*** DATA TO PROCESS

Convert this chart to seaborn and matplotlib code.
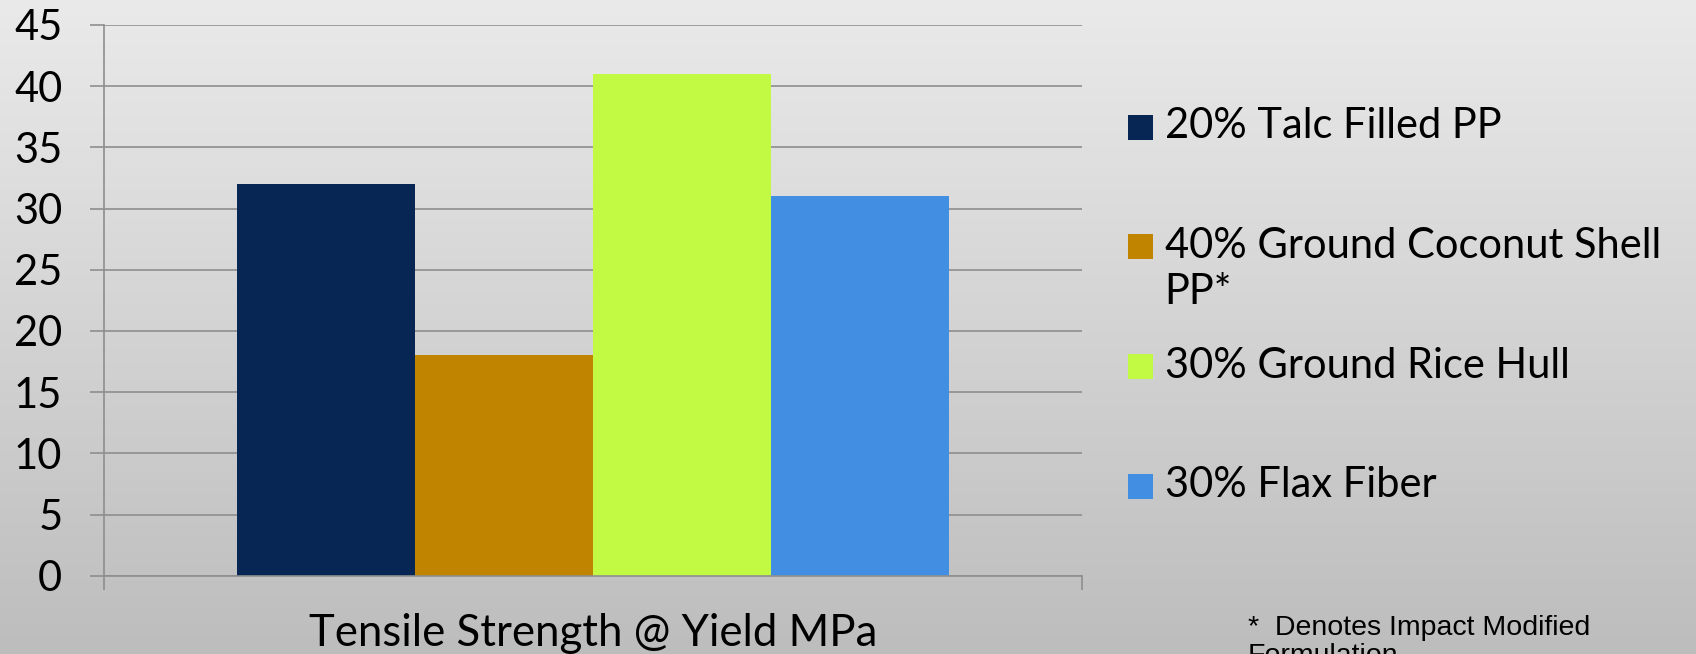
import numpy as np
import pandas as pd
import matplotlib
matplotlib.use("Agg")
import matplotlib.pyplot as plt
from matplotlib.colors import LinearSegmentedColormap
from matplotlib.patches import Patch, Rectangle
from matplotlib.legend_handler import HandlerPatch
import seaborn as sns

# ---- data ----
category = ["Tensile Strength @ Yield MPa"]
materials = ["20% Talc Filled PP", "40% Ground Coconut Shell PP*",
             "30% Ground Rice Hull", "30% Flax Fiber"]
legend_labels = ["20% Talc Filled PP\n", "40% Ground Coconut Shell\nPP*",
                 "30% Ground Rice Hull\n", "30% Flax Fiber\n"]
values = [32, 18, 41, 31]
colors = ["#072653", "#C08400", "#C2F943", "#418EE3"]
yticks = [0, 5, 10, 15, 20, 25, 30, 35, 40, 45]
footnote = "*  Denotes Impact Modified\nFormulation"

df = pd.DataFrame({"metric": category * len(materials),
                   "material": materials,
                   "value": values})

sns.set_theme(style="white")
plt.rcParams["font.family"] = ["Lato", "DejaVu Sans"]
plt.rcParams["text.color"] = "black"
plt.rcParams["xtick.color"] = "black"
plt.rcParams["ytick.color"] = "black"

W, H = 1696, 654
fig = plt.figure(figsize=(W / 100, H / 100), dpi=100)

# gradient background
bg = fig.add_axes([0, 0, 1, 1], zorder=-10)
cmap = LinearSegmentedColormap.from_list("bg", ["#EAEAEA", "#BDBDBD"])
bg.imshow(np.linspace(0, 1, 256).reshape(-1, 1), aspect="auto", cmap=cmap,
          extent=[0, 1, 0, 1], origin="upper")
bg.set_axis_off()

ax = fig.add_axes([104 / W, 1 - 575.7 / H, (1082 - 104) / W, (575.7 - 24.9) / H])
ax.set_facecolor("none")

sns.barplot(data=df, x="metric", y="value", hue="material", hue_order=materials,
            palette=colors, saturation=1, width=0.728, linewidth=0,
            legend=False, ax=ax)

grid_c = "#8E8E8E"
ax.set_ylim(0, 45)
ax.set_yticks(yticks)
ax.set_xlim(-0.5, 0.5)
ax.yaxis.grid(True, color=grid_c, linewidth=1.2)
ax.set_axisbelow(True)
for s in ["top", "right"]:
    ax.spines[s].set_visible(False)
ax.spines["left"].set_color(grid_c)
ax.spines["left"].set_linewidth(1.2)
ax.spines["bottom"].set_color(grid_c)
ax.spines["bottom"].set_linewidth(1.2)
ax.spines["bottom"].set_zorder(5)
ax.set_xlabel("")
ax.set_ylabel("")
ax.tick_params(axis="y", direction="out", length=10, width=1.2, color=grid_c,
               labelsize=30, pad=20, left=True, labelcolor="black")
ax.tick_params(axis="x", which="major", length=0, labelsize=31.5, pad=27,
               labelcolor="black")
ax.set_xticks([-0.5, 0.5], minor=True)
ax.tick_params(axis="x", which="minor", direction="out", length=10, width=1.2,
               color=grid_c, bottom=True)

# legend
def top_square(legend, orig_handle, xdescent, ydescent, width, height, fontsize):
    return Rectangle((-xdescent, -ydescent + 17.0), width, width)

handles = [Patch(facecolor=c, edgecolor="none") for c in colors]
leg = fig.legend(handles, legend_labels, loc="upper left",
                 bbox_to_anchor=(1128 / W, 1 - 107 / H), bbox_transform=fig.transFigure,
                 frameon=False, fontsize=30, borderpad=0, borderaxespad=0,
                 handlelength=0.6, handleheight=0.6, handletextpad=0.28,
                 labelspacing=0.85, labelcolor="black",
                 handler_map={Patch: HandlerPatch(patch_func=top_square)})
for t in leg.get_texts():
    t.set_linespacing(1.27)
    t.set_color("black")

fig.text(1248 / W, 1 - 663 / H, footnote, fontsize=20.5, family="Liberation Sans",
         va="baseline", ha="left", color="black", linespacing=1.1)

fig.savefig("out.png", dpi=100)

******
*** DATA TO PROCESS

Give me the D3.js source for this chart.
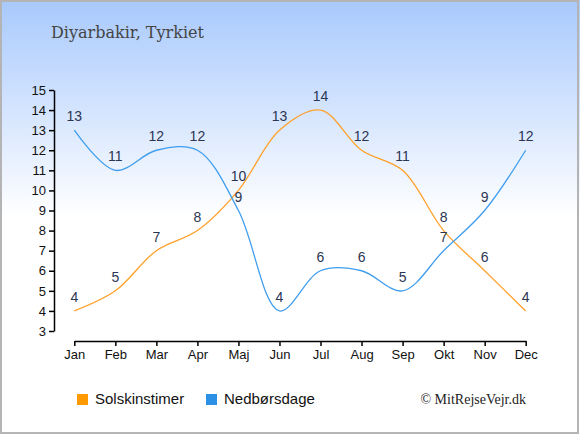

******
*** DATA TO PROCESS

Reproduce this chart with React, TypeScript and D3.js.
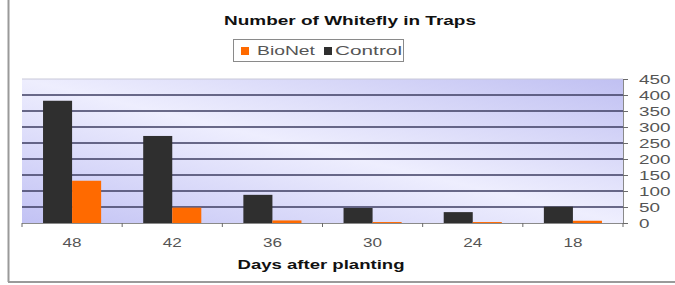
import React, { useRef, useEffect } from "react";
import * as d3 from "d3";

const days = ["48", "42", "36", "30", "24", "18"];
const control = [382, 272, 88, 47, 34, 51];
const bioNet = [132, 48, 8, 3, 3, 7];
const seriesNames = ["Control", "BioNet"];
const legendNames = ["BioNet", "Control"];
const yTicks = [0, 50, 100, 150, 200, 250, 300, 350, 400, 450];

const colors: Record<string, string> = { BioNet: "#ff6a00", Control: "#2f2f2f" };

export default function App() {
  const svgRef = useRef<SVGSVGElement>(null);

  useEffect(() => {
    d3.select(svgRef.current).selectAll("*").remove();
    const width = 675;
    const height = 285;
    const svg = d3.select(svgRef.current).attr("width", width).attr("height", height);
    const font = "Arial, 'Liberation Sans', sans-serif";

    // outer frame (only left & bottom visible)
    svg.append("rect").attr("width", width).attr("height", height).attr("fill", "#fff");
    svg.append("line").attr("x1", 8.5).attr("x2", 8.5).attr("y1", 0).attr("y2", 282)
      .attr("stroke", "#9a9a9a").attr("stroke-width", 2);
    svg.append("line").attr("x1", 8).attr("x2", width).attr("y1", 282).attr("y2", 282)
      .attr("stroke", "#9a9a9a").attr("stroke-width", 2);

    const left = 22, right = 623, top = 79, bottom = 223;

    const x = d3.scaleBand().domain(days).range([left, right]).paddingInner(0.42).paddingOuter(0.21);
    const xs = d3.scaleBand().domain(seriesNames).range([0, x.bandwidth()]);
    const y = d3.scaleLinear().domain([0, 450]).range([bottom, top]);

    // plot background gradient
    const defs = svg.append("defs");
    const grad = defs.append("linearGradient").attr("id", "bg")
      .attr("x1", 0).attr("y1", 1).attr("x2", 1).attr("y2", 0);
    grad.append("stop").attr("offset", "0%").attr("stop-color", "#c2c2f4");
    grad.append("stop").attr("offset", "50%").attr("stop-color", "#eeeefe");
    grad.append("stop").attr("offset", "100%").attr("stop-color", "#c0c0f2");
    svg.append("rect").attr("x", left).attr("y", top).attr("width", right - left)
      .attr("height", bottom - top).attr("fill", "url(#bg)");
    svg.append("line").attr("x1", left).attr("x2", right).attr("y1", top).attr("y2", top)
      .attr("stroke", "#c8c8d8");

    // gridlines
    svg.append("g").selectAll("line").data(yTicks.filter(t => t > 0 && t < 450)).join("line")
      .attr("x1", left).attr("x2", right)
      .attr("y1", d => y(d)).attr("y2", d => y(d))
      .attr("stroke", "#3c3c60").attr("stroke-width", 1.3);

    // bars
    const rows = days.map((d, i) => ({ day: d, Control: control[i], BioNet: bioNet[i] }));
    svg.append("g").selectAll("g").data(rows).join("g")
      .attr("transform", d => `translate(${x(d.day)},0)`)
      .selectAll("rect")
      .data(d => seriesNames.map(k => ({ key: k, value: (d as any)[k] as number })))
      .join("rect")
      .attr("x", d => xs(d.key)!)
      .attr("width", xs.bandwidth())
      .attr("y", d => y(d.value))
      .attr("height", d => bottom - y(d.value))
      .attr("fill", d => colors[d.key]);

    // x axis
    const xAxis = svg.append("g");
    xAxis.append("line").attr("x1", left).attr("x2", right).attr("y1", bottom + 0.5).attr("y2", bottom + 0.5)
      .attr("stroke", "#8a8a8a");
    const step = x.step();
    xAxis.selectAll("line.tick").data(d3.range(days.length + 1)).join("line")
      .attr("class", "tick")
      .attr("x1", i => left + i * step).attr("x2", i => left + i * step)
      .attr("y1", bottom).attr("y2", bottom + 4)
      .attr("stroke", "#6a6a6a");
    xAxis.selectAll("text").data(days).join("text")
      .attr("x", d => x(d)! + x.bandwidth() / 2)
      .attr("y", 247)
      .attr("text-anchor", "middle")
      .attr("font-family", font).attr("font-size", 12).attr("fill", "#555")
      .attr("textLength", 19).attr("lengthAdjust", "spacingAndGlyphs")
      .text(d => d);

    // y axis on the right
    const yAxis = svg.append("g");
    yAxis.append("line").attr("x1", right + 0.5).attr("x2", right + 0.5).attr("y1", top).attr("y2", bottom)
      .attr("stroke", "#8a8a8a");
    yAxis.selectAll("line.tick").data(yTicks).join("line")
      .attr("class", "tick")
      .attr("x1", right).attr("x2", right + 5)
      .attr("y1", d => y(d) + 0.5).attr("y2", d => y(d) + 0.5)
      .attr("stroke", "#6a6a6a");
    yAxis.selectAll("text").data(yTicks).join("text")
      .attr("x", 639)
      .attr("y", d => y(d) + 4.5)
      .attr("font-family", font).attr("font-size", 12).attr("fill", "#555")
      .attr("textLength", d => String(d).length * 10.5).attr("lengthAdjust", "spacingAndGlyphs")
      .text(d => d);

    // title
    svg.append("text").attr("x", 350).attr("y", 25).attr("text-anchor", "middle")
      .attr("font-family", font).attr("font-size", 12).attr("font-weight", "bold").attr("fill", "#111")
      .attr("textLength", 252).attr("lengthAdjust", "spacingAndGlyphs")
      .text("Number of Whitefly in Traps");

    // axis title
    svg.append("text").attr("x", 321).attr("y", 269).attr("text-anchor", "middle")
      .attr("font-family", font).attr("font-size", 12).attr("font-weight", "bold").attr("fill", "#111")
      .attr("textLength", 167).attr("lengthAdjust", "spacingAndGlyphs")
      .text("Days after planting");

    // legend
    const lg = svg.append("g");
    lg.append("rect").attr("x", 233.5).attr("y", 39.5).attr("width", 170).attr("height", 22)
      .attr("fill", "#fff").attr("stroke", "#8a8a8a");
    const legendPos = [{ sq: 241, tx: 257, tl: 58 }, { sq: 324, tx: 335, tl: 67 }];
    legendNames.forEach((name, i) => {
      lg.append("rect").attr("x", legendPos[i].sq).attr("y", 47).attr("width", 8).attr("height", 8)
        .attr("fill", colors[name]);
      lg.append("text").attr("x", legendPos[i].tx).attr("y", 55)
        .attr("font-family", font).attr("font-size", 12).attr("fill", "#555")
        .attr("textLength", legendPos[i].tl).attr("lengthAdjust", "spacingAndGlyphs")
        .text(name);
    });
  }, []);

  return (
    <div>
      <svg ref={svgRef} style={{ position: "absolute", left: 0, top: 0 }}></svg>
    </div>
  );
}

******

[TASK TO COMPLETE]:
Print exactly what appears from the line holding "Reproduce this chart" down to the line holding "import * as", both ends kept, leaving out the pictures.

[WRITTEN SOLUTION]:
Reproduce this chart with React, TypeScript and D3.js.
import React, { useRef, useEffect } from "react";
import * as d3 from "d3";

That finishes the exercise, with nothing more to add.